◆ Raw data ◆
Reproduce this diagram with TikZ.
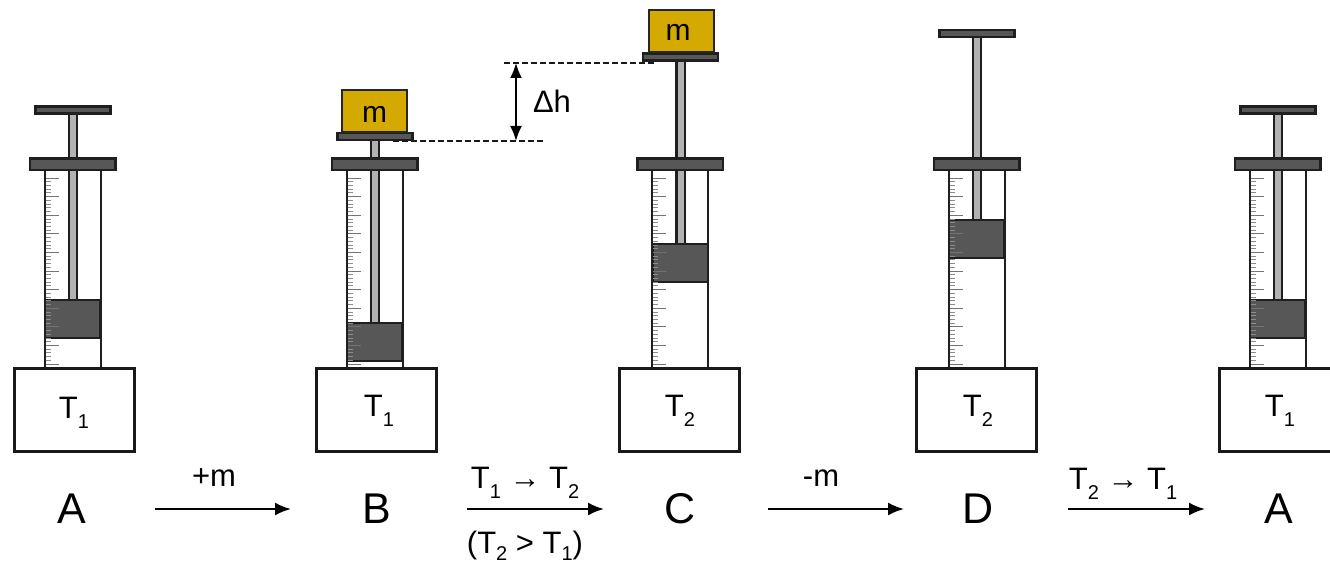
\documentclass[tikz,border=0pt]{standalone}
\usepackage{fontspec}
\setmainfont{Liberation Sans}
\usetikzlibrary{arrows.meta}
\newcommand{\sbs}[1]{\raisebox{-0.34em}{\fontsize{20}{20}\selectfont #1}}
\newcommand{\sbt}[1]{\raisebox{-0.22em}{\fontsize{20}{20}\selectfont #1}}
\tikzset{
  x=1pt,y=-1pt,
  outline/.style={draw=black!88,line width=2.5pt},
  darkpart/.style={outline,fill=black!66},
  rodpart/.style={outline,line width=2.4pt,fill=black!30},
  barrel/.style={draw=black!88,line width=2pt,fill=none},
  basebox/.style={draw=black!90,line width=3pt,fill=white},
  massbox/.style={draw=black!85,line width=2pt,fill=massgold},
  temp/.style={font=\fontsize{31}{31}\selectfont,inner sep=0pt},
  masstext/.style={font=\fontsize{30}{30}\selectfont,inner sep=0pt},
  state/.style={font=\fontsize{43}{43}\selectfont,inner sep=0pt},
  steplabel/.style={font=\fontsize{31}{31}\selectfont,inner sep=0pt},
  process/.style={draw=black,line width=2.2pt,-{Latex[length=16pt,width=13pt]}},
  level/.style={draw=black!90,line width=1.4pt,dash pattern=on 6pt off 3pt},
  height/.style={draw=black,line width=1.8pt,{Latex[length=15pt,width=12pt]}-{Latex[length=15pt,width=12pt]}},
}
\definecolor{massgold}{RGB}{212,170,0}
% #1 name, #2 centre x, #3 handle top, #4 piston top, #5 base centre x
\newcommand{\syringe}[5]{
  \pgfmathsetmacro{\cx}{#2}
  \pgfmathsetmacro{\ptop}{#4}
  \pgfmathsetmacro{\pbot}{#4+38}
  \pgfmathsetmacro{\hbot}{#3+7}
  % rod
  \draw[rodpart] (\cx-3.7,\hbot) rectangle (\cx+4.7,\ptop);
  % handle
  \draw[darkpart,line width=2.2pt] (\cx-37,#3) rectangle (\cx+38,\hbot);
  % flange
  \draw[darkpart] (\cx-42.5,158.5) rectangle (\cx+43,170);
  % piston
  \draw[darkpart] (\cx-27.5,\ptop) rectangle (\cx+28,\pbot);
  % barrel
  \draw[barrel] (\cx-28,170) -- (\cx-28,368) (\cx+28,170) -- (\cx+28,368);
  % scale
  \foreach \k in {0,...,10}{
    \pgfmathsetmacro{\ty}{178+18.6*\k}
    \draw[black!55,line width=0.9pt] (\cx-27,\ty) -- (\cx-14,\ty);
    \ifnum\k<10
      \foreach \j in {1,2,3,4}{
        \pgfmathsetmacro{\tz}{\ty+3.72*\j}
        \draw[black!45,line width=0.8pt] (\cx-27,\tz) -- (\cx-22,\tz);
      }
    \fi
  }
  % base
  \node[basebox,minimum width=120pt,minimum height=83pt,inner sep=0pt] (#1base) at (#5,410) {};
}
\begin{document}
\begin{tikzpicture}
\useasboundingbox (0,0) rectangle (1330,567);
\syringe{a}{72.5}{106.5}{300}{74}
\syringe{b}{374.5}{133}{323}{376.5}
\syringe{c}{680}{53.5}{244}{679}
\syringe{d}{976.5}{30}{220}{976}
\syringe{e}{1277.5}{106.5}{300}{1279}
% masses
\node[massbox,minimum width=65pt,minimum height=42pt,inner sep=0pt] (mb) at (374.5,111.5) {};
\node[massbox,minimum width=65pt,minimum height=42pt,inner sep=0pt] (mc) at (681,31.5) {};
\node[masstext] at (374.5,114) {m};
\node[masstext] at (678,32) {m};
% temperatures
\node[temp] (ta) at (74,413) {T\sbs{1}};
\node[temp] (tb) at (379,411) {T\sbs{1}};
\node[temp] (tc) at (680,411) {T\sbs{2}};
\node[temp] (td) at (978,411) {T\sbs{2}};
\node[temp] (te) at (1280,411) {T\sbs{1}};
% states
\node[state] (A) at (72,509) {A};
\node[state] (B) at (377,509) {B};
\node[state] (C) at (680,509) {C};
\node[state] (D) at (978,509) {D};
\node[state] (A2) at (1279,509) {A};
% process arrows
\coordinate (s1) at (155,509); \coordinate (e1) at (291,509);
\coordinate (s2) at (467,509); \coordinate (e2) at (604,509);
\coordinate (s3) at (768,509); \coordinate (e3) at (904,509);
\coordinate (s4) at (1068,509); \coordinate (e4) at (1205,509);
\draw[process] (s1) -- (e1);
\draw[process] (s2) -- (e2);
\draw[process] (s3) -- (e3);
\draw[process] (s4) -- (e4);
\node[steplabel] (l1) at (214,478) {+m};
\node[steplabel] (l2) at (525,483) {T\sbs{1} → T\sbs{2}};
\node[steplabel] (l2b) at (525,546) {(T\sbt{2} > T\sbt{1})};
\node[steplabel] (l3) at (821,478) {-m};
\node[steplabel] (l4) at (1123,484) {T\sbs{2} → T\sbs{1}};
% height difference
\coordinate (h1l) at (393,141); \coordinate (h1r) at (543,141);
\coordinate (h2l) at (504,63); \coordinate (h2r) at (654,63);
\coordinate (hu) at (516,63); \coordinate (hd) at (516,141);
\draw[level] (h1l) -- (h1r);
\draw[level] (h2l) -- (h2r);
\draw[height] (hu) -- (hd);
\node[steplabel] (dh) at (552,101) {Δh};
\end{tikzpicture}
\end{document}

◆ Exercise objective ◆
Would you set down the listing exactly, omitting pictures?

◆ Output ◆
Reproduce this diagram with TikZ.
\documentclass[tikz,border=0pt]{standalone}
\usepackage{fontspec}
\setmainfont{Liberation Sans}
\usetikzlibrary{arrows.meta}
\newcommand{\sbs}[1]{\raisebox{-0.34em}{\fontsize{20}{20}\selectfont #1}}
\newcommand{\sbt}[1]{\raisebox{-0.22em}{\fontsize{20}{20}\selectfont #1}}
\tikzset{
  x=1pt,y=-1pt,
  outline/.style={draw=black!88,line width=2.5pt},
  darkpart/.style={outline,fill=black!66},
  rodpart/.style={outline,line width=2.4pt,fill=black!30},
  barrel/.style={draw=black!88,line width=2pt,fill=none},
  basebox/.style={draw=black!90,line width=3pt,fill=white},
  massbox/.style={draw=black!85,line width=2pt,fill=massgold},
  temp/.style={font=\fontsize{31}{31}\selectfont,inner sep=0pt},
  masstext/.style={font=\fontsize{30}{30}\selectfont,inner sep=0pt},
  state/.style={font=\fontsize{43}{43}\selectfont,inner sep=0pt},
  steplabel/.style={font=\fontsize{31}{31}\selectfont,inner sep=0pt},
  process/.style={draw=black,line width=2.2pt,-{Latex[length=16pt,width=13pt]}},
  level/.style={draw=black!90,line width=1.4pt,dash pattern=on 6pt off 3pt},
  height/.style={draw=black,line width=1.8pt,{Latex[length=15pt,width=12pt]}-{Latex[length=15pt,width=12pt]}},
}
\definecolor{massgold}{RGB}{212,170,0}
% #1 name, #2 centre x, #3 handle top, #4 piston top, #5 base centre x
\newcommand{\syringe}[5]{
  \pgfmathsetmacro{\cx}{#2}
  \pgfmathsetmacro{\ptop}{#4}
  \pgfmathsetmacro{\pbot}{#4+38}
  \pgfmathsetmacro{\hbot}{#3+7}
  % rod
  \draw[rodpart] (\cx-3.7,\hbot) rectangle (\cx+4.7,\ptop);
  % handle
  \draw[darkpart,line width=2.2pt] (\cx-37,#3) rectangle (\cx+38,\hbot);
  % flange
  \draw[darkpart] (\cx-42.5,158.5) rectangle (\cx+43,170);
  % piston
  \draw[darkpart] (\cx-27.5,\ptop) rectangle (\cx+28,\pbot);
  % barrel
  \draw[barrel] (\cx-28,170) -- (\cx-28,368) (\cx+28,170) -- (\cx+28,368);
  % scale
  \foreach \k in {0,...,10}{
    \pgfmathsetmacro{\ty}{178+18.6*\k}
    \draw[black!55,line width=0.9pt] (\cx-27,\ty) -- (\cx-14,\ty);
    \ifnum\k<10
      \foreach \j in {1,2,3,4}{
        \pgfmathsetmacro{\tz}{\ty+3.72*\j}
        \draw[black!45,line width=0.8pt] (\cx-27,\tz) -- (\cx-22,\tz);
      }
    \fi
  }
  % base
  \node[basebox,minimum width=120pt,minimum height=83pt,inner sep=0pt] (#1base) at (#5,410) {};
}
\begin{document}
\begin{tikzpicture}
\useasboundingbox (0,0) rectangle (1330,567);
\syringe{a}{72.5}{106.5}{300}{74}
\syringe{b}{374.5}{133}{323}{376.5}
\syringe{c}{680}{53.5}{244}{679}
\syringe{d}{976.5}{30}{220}{976}
\syringe{e}{1277.5}{106.5}{300}{1279}
% masses
\node[massbox,minimum width=65pt,minimum height=42pt,inner sep=0pt] (mb) at (374.5,111.5) {};
\node[massbox,minimum width=65pt,minimum height=42pt,inner sep=0pt] (mc) at (681,31.5) {};
\node[masstext] at (374.5,114) {m};
\node[masstext] at (678,32) {m};
% temperatures
\node[temp] (ta) at (74,413) {T\sbs{1}};
\node[temp] (tb) at (379,411) {T\sbs{1}};
\node[temp] (tc) at (680,411) {T\sbs{2}};
\node[temp] (td) at (978,411) {T\sbs{2}};
\node[temp] (te) at (1280,411) {T\sbs{1}};
% states
\node[state] (A) at (72,509) {A};
\node[state] (B) at (377,509) {B};
\node[state] (C) at (680,509) {C};
\node[state] (D) at (978,509) {D};
\node[state] (A2) at (1279,509) {A};
% process arrows
\coordinate (s1) at (155,509); \coordinate (e1) at (291,509);
\coordinate (s2) at (467,509); \coordinate (e2) at (604,509);
\coordinate (s3) at (768,509); \coordinate (e3) at (904,509);
\coordinate (s4) at (1068,509); \coordinate (e4) at (1205,509);
\draw[process] (s1) -- (e1);
\draw[process] (s2) -- (e2);
\draw[process] (s3) -- (e3);
\draw[process] (s4) -- (e4);
\node[steplabel] (l1) at (214,478) {+m};
\node[steplabel] (l2) at (525,483) {T\sbs{1} → T\sbs{2}};
\node[steplabel] (l2b) at (525,546) {(T\sbt{2} > T\sbt{1})};
\node[steplabel] (l3) at (821,478) {-m};
\node[steplabel] (l4) at (1123,484) {T\sbs{2} → T\sbs{1}};
% height difference
\coordinate (h1l) at (393,141); \coordinate (h1r) at (543,141);
\coordinate (h2l) at (504,63); \coordinate (h2r) at (654,63);
\coordinate (hu) at (516,63); \coordinate (hd) at (516,141);
\draw[level] (h1l) -- (h1r);
\draw[level] (h2l) -- (h2r);
\draw[height] (hu) -- (hd);
\node[steplabel] (dh) at (552,101) {Δh};
\end{tikzpicture}
\end{document}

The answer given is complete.